__INSTRUCTIONS FOR THE TASK__. Return precisely the span of lines from the top of the material below to the line containing "(h4) at (962,1056);", both included. Pictures are excluded.

════════════════════

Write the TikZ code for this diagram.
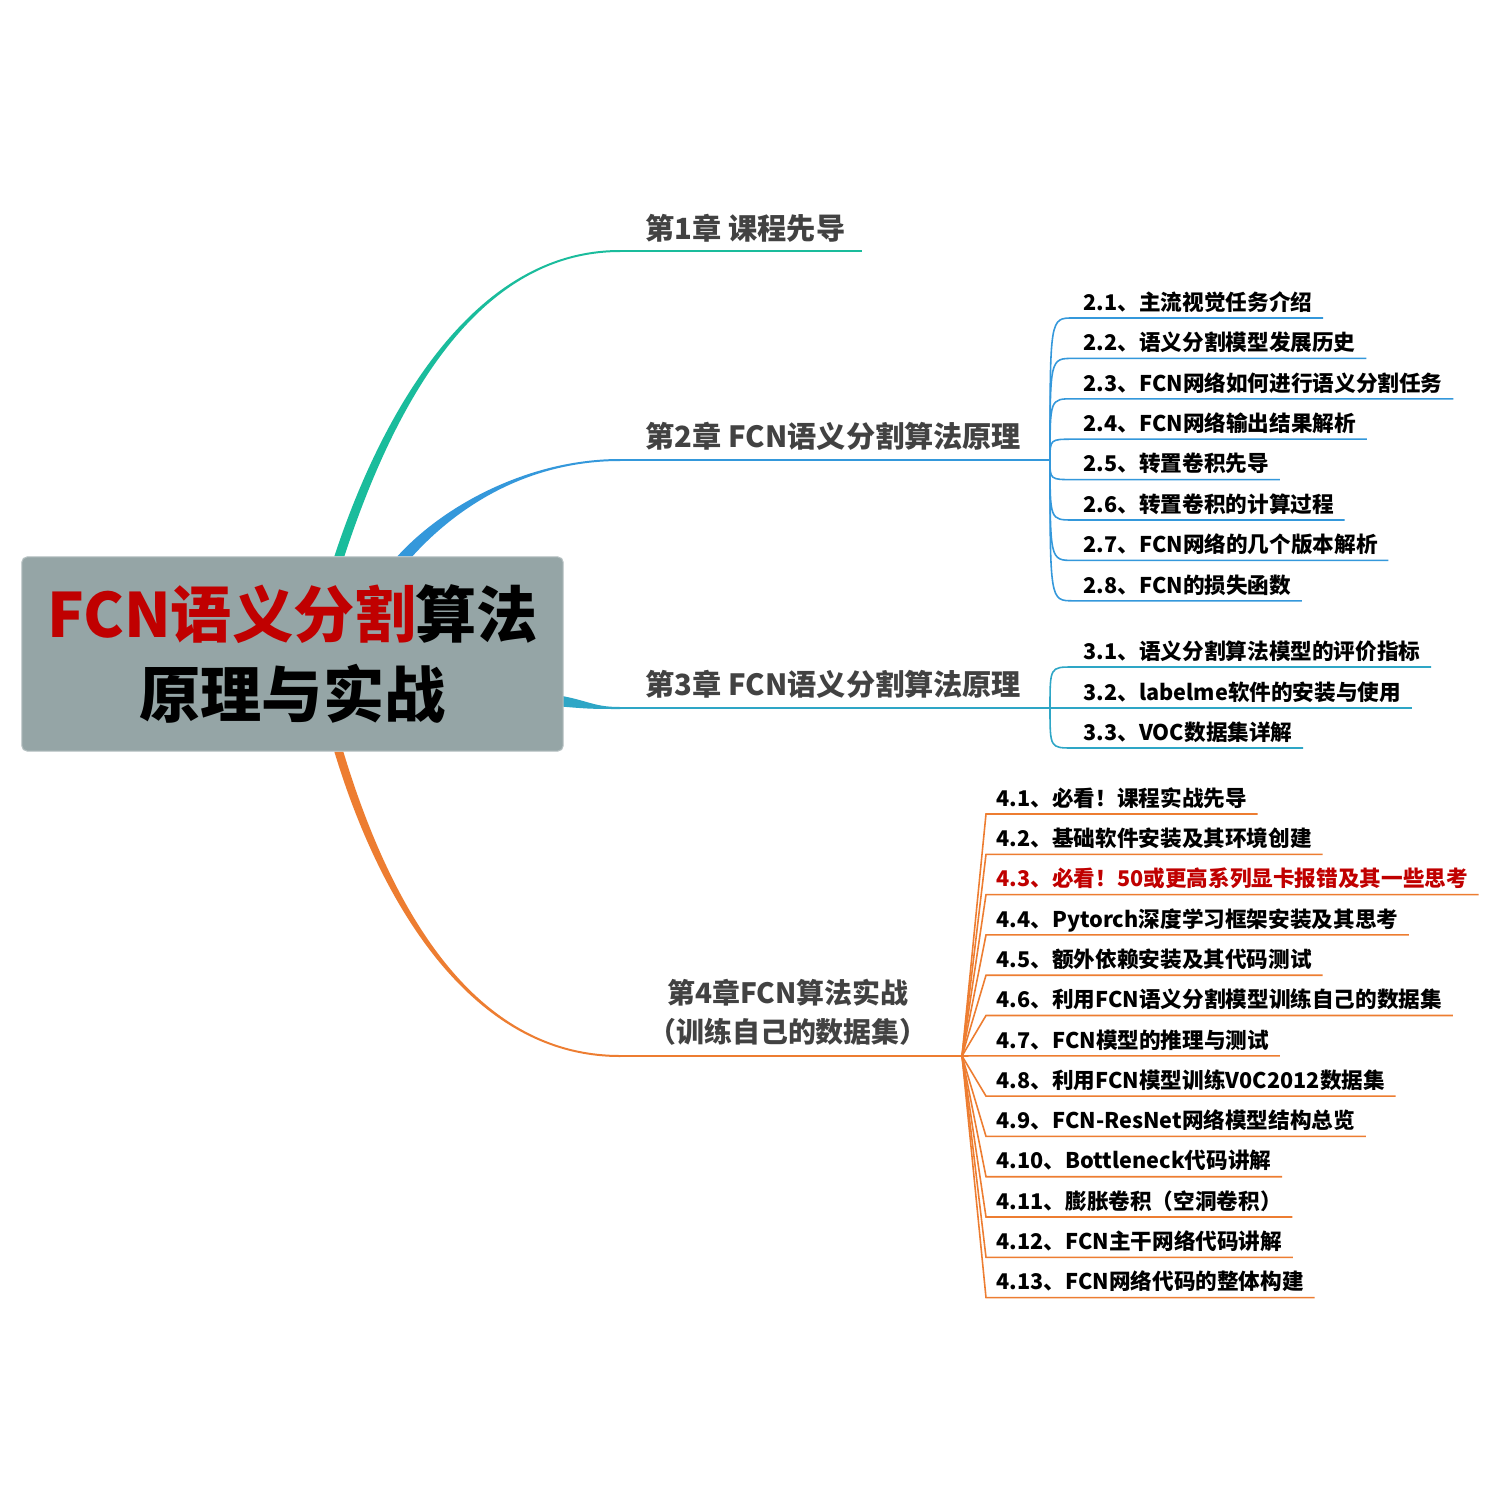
\documentclass[tikz,border=0pt]{standalone}
\usepackage{fontspec}
\setmainfont{Noto Sans CJK SC}
\usepackage{xcolor}
\usetikzlibrary{calc,backgrounds}

\definecolor{boxgray}{HTML}{95A5A6}
\definecolor{fcnred}{HTML}{C00000}
\definecolor{labelgray}{HTML}{424242}
\definecolor{ch1green}{HTML}{1ABC9C}
\definecolor{ch2blue}{HTML}{3498DB}
\definecolor{ch3teal}{HTML}{2EA6C6}
\definecolor{ch4orange}{HTML}{ED7D31}

\begin{document}
\begin{tikzpicture}[
  x=0.01cm, y=-0.01cm,
  rootbox/.style={
    rectangle,
    rounded corners=1.5pt,
    fill=boxgray,
    draw=boxgray!70!white,
    line width=0.3pt,
    minimum width=5.41cm,
    minimum height=1.94cm,
    align=center,
    font=\bfseries\fontsize{17.4}{23}\selectfont
  },
  chaplabel/.style={anchor=base west, inner sep=0pt, text=labelgray, font=\bfseries\fontsize{8.3}{10}\selectfont},
  leaf/.style={anchor=south west, inner xsep=0.1cm, inner ysep=2pt, text depth=0pt, font=\bfseries\fontsize{6.15}{7}\selectfont},
  twig/.style={line width=0.45pt}
]

\useasboundingbox (0,0) rectangle (1500,1500);

\node[rootbox] (root) at (292.5,654) {\textcolor{fcnred}{FCN语义分割}算法\\原理与实战};

\coordinate (b1) at (620,251);
\coordinate (b1end) at (862,251);
\coordinate (b2) at (620,460);
\coordinate (h2) at (1050,460);
\coordinate (b3) at (620,708);
\coordinate (h3) at (1050,708);
\coordinate (b4) at (620,1056);
\coordinate (h4) at (962,1056);

% main branches, tapered, behind the box
\begin{scope}[on background layer]
\fill[white] (0,0) rectangle (1500,1500);
\fill[ch1green] ($(root.north west)+(313,0)$) .. controls +(45,-137) and +(-150,0) .. ($(b1)+(0,-1)$)
  -- ($(b1)+(0,1)$) .. controls +(-150,0) and +(45,-137) .. ($(root.north west)+(323,0)$) -- cycle;
\fill[ch2blue] ($(root.north west)+(376,0)$) .. controls +(47,-52) and +(-90,0) .. ($(b2)+(0,-1)$)
  -- ($(b2)+(0,1)$) .. controls +(-90,0) and +(47,-52) .. ($(root.north west)+(391,0)$) -- cycle;
\fill[ch3teal] ($(root.east)+(-20,39)$) .. controls +(45,6) and +(-30,0) .. ($(b3)+(0,-1)$)
  -- ($(b3)+(0,1)$) .. controls +(-30,0) and +(45,4) .. ($(root.east)+(-20,51)$) -- cycle;
\fill[ch4orange] ($(root.south west)+(313,0)$) .. controls +(45,149) and +(-150,0) .. ($(b4)+(0,1)$)
  -- ($(b4)+(0,-1)$) .. controls +(-150,0) and +(45,149) .. ($(root.south west)+(322,0)$) -- cycle;
\end{scope}

\draw[twig, ch1green] (b1) -- (b1end);
\draw[twig, ch2blue] (b2) -- (h2);
\draw[twig, ch3teal] (b3) -- (h3);
\draw[twig, ch4orange] (b4) -- (h4);

\node[chaplabel] (ch1) at (645,239) {第1章 课程先导};
\node[chaplabel] (ch2) at (645,447) {第2章 FCN语义分割算法原理};
\node[chaplabel] (ch3) at (645,695) {第3章 FCN语义分割算法原理};
\node[chaplabel, anchor=center, align=center, font=\bfseries\fontsize{7.95}{11}\selectfont] (ch4) at (788,1012) {第4章FCN算法实战\\（训练自己的数据集）};

% chapter 2
\node[leaf] (c21) at (1073,318) {2.1、主流视觉任务介绍};
\node[leaf] (c22) at (1073,358.4) {2.2、语义分割模型发展历史};
\node[leaf] (c23) at (1073,398.8) {2.3、FCN网络如何进行语义分割任务};
\node[leaf] (c24) at (1073,439.2) {2.4、FCN网络输出结果解析};
\node[leaf] (c25) at (1073,479.6) {2.5、转置卷积先导};
\node[leaf] (c26) at (1073,520) {2.6、转置卷积的计算过程};
\node[leaf] (c27) at (1073,560.4) {2.7、FCN网络的几个版本解析};
\node[leaf] (c28) at (1073,600.8) {2.8、FCN的损失函数};

\draw[twig, ch2blue] (h2) .. controls (h2 |- c21.south west) .. (c21.south west) -- (c21.south east);
\draw[twig, ch2blue] (h2) .. controls (h2 |- c22.south west) .. (c22.south west) -- (c22.south east);
\draw[twig, ch2blue] (h2) .. controls (h2 |- c23.south west) .. (c23.south west) -- (c23.south east);
\draw[twig, ch2blue] (h2) .. controls (h2 |- c24.south west) .. (c24.south west) -- (c24.south east);
\draw[twig, ch2blue] (h2) .. controls (h2 |- c25.south west) .. (c25.south west) -- (c25.south east);
\draw[twig, ch2blue] (h2) .. controls (h2 |- c26.south west) .. (c26.south west) -- (c26.south east);
\draw[twig, ch2blue] (h2) .. controls (h2 |- c27.south west) .. (c27.south west) -- (c27.south east);
\draw[twig, ch2blue] (h2) .. controls (h2 |- c28.south west) .. (c28.south west) -- (c28.south east);

% chapter 3
\node[leaf] (c31) at (1073,667) {3.1、语义分割算法模型的评价指标};
\node[leaf] (c32) at (1073,708) {3.2、labelme软件的安装与使用};
\node[leaf] (c33) at (1073,748) {3.3、VOC数据集详解};

\draw[twig, ch3teal] (h3) .. controls (h3 |- c31.south west) .. (c31.south west) -- (c31.south east);
\draw[twig, ch3teal] (h3) -- (c32.south west) -- (c32.south east);
\draw[twig, ch3teal] (h3) .. controls (h3 |- c33.south west) .. (c33.south west) -- (c33.south east);

% chapter 4
\node[leaf] (c41) at (986,814) {4.1、必看！课程实战先导};
\node[leaf] (c42) at (986,854.3) {4.2、基础软件安装及其环境创建};
\node[leaf, text=fcnred] (c43) at (986,894.6) {4.3、必看！50或更高系列显卡报错及其一些思考};
\node[leaf] (c44) at (986,934.9) {4.4、Pytorch深度学习框架安装及其思考};
\node[leaf] (c45) at (986,975.2) {4.5、额外依赖安装及其代码测试};
\node[leaf] (c46) at (986,1015.5) {4.6、利用FCN语义分割模型训练自己的数据集};
\node[leaf] (c47) at (986,1055.8) {4.7、FCN模型的推理与测试};
\node[leaf] (c48) at (986,1096.1) {4.8、利用FCN模型训练V0C2012数据集};
\node[leaf] (c49) at (986,1136.4) {4.9、FCN-ResNet网络模型结构总览};
\node[leaf] (c410) at (986,1176.7) {4.10、Bottleneck代码讲解};
\node[leaf] (c411) at (986,1217) {4.11、膨胀卷积（空洞卷积）};
\node[leaf] (c412) at (986,1257.3) {4.12、FCN主干网络代码讲解};
\node[leaf] (c413) at (986,1297.6) {4.13、FCN网络代码的整体构建};

\draw[twig, ch4orange] (h4) -- (c41.south west) -- (c41.south east);
\draw[twig, ch4orange] (h4) -- (c42.south west) -- (c42.south east);
\draw[twig, ch4orange] (h4) -- (c43.south west) -- (c43.south east);
\draw[twig, ch4orange] (h4) -- (c44.south west) -- (c44.south east);
\draw[twig, ch4orange] (h4) -- (c45.south west) -- (c45.south east);
\draw[twig, ch4orange] (h4) -- (c46.south west) -- (c46.south east);
\draw[twig, ch4orange] (h4) -- (c47.south west) -- (c47.south east);
\draw[twig, ch4orange] (h4) -- (c48.south west) -- (c48.south east);
\draw[twig, ch4orange] (h4) -- (c49.south west) -- (c49.south east);
\draw[twig, ch4orange] (h4) -- (c410.south west) -- (c410.south east);
\draw[twig, ch4orange] (h4) -- (c411.south west) -- (c411.south east);
\draw[twig, ch4orange] (h4) -- (c412.south west) -- (c412.south east);
\draw[twig, ch4orange] (h4) -- (c413.south west) -- (c413.south east);

\end{tikzpicture}
\end{document}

════════════════════

__ANSWER__.
Write the TikZ code for this diagram.
\documentclass[tikz,border=0pt]{standalone}
\usepackage{fontspec}
\setmainfont{Noto Sans CJK SC}
\usepackage{xcolor}
\usetikzlibrary{calc,backgrounds}

\definecolor{boxgray}{HTML}{95A5A6}
\definecolor{fcnred}{HTML}{C00000}
\definecolor{labelgray}{HTML}{424242}
\definecolor{ch1green}{HTML}{1ABC9C}
\definecolor{ch2blue}{HTML}{3498DB}
\definecolor{ch3teal}{HTML}{2EA6C6}
\definecolor{ch4orange}{HTML}{ED7D31}

\begin{document}
\begin{tikzpicture}[
  x=0.01cm, y=-0.01cm,
  rootbox/.style={
    rectangle,
    rounded corners=1.5pt,
    fill=boxgray,
    draw=boxgray!70!white,
    line width=0.3pt,
    minimum width=5.41cm,
    minimum height=1.94cm,
    align=center,
    font=\bfseries\fontsize{17.4}{23}\selectfont
  },
  chaplabel/.style={anchor=base west, inner sep=0pt, text=labelgray, font=\bfseries\fontsize{8.3}{10}\selectfont},
  leaf/.style={anchor=south west, inner xsep=0.1cm, inner ysep=2pt, text depth=0pt, font=\bfseries\fontsize{6.15}{7}\selectfont},
  twig/.style={line width=0.45pt}
]

\useasboundingbox (0,0) rectangle (1500,1500);

\node[rootbox] (root) at (292.5,654) {\textcolor{fcnred}{FCN语义分割}算法\\原理与实战};

\coordinate (b1) at (620,251);
\coordinate (b1end) at (862,251);
\coordinate (b2) at (620,460);
\coordinate (h2) at (1050,460);
\coordinate (b3) at (620,708);
\coordinate (h3) at (1050,708);
\coordinate (b4) at (620,1056);
\coordinate (h4) at (962,1056);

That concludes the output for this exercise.